Trying to debug a web scraper and I'm running into an encoding issue using Hadley's rvest package.

As a reproducible example, consider the following two links:

library(rvest)

## This works:
read_html("http://clasificadosonline.com/UDRealEstateDetail.asp?ID=4234361")

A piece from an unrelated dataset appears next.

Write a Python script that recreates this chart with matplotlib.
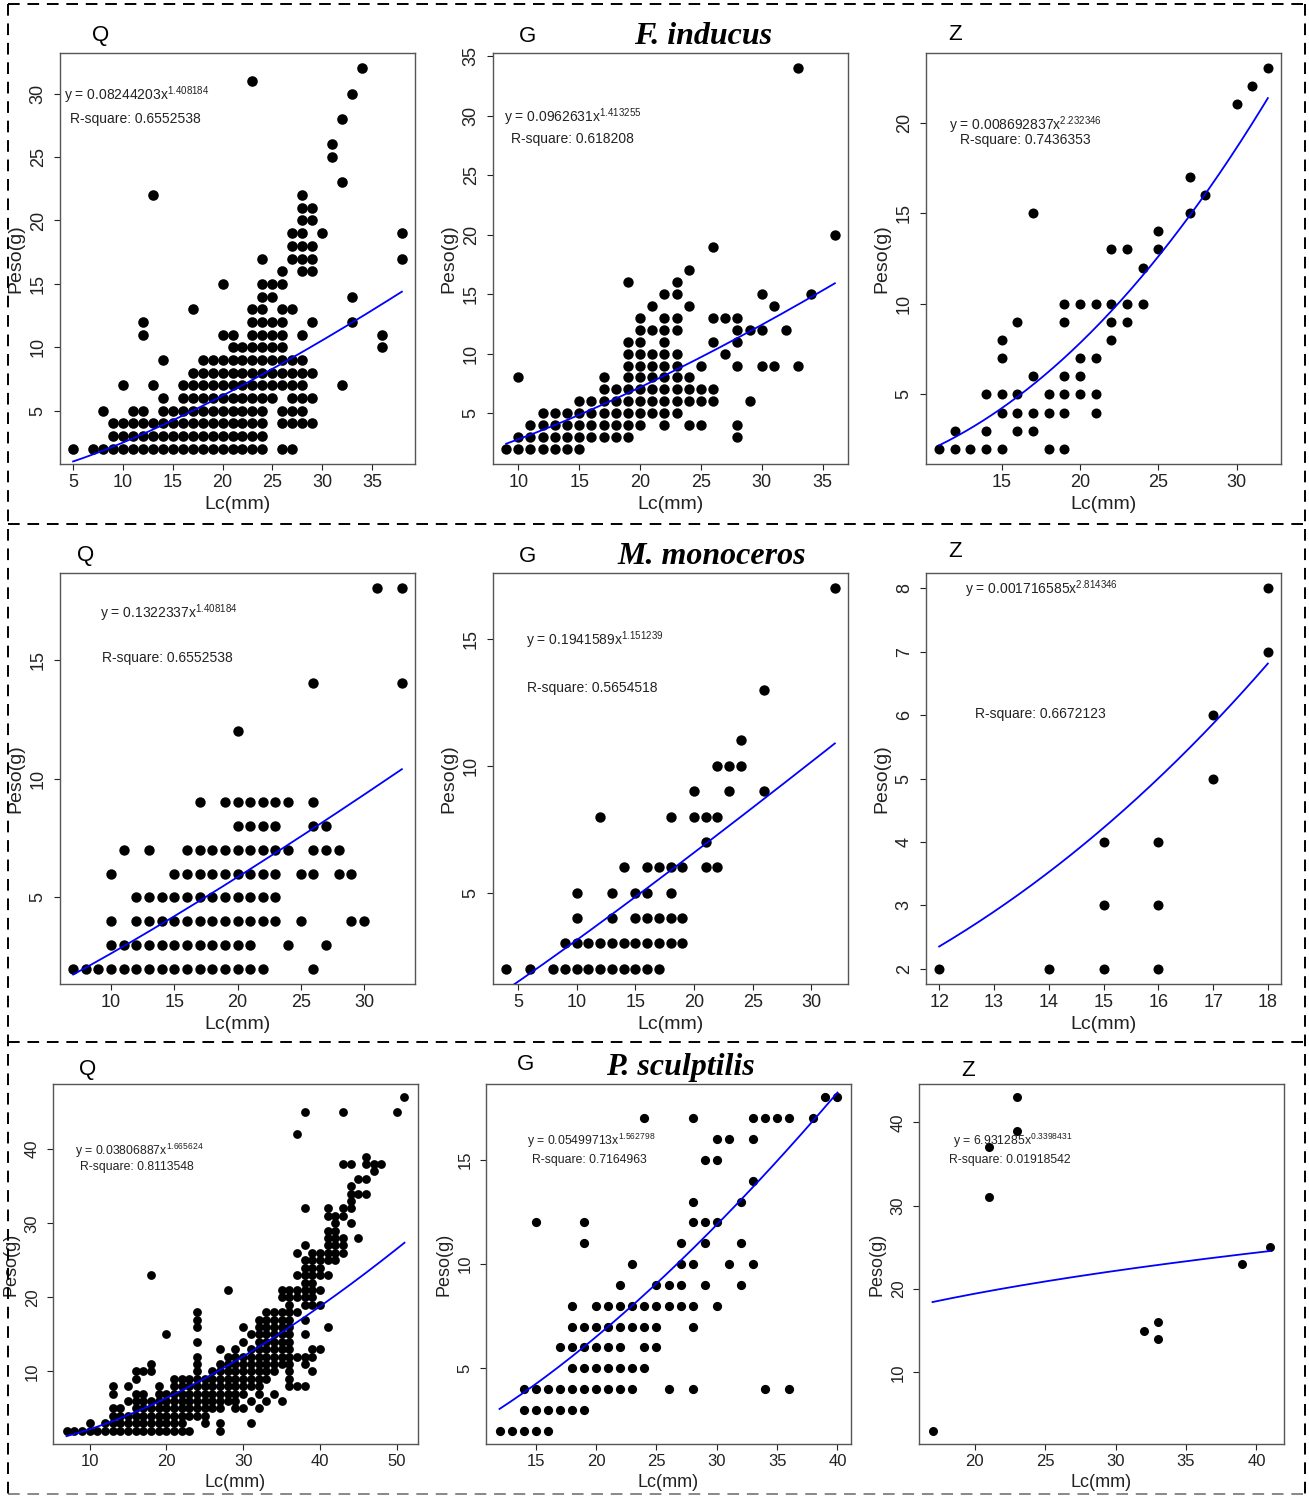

## This gives me an error:
read_html("http://clasificadosonline.com/UDRealEstateDetail.asp?ID=4252734")

First link:

{xml_document}
<html>
[1] <head>\n<script type="text/javascript">\r\n\r\n\t\r\nif (screen.width <= 480) {\r\n\tdocument.location = "http://www.clasificado ...
[2] <body>\n<br><link href="StylesClas.css" rel="stylesheet" type="text/css">\n<!-- Google Tag Manager --><noscript><iframe src="//w ...

Second link:

> read_html("http://clasificadosonline.com/UDRealEstateDetail.asp?ID=4252734")
Error in doc_parse_raw(x, encoding = encoding, base_url = base_url, as_html = as_html,  : 
  Input is not proper UTF-8, indicate encoding !
Bytes: 0xDA 0x4C 0x54 0x49 [9]

Inspecting the HTML for BOTH pages, and I see the following:

<meta http-equiv="Content-Type" content="text/html; charset=iso-8859-1">

Why does one work, but the other doesn't?

I have tried wrapping x in read_html() with iconv() as shown in the following related questions and it did not work:

  1. R: rvest - is not proper UTF-8, indicate encoding?
  2. encoding error with read_html

EDIT:

I am using the following packages:

  • rvest_0.3.2
  • xml2_1.2.0
  • httr_1.3.1

Any ideas?? Thanks!!

1

1 Answers

3
votes

Use

read_html("http://clasificadosonline.com/UDRealEstateDetail.asp?ID=4252734",
    encoding="iso-8859-1")

Since that is what the document says. The problem with putting that data in the meta tag is that R needs to be able to read the file in order to read that tag, but if it doesn't have the right encoding, it can't read the file.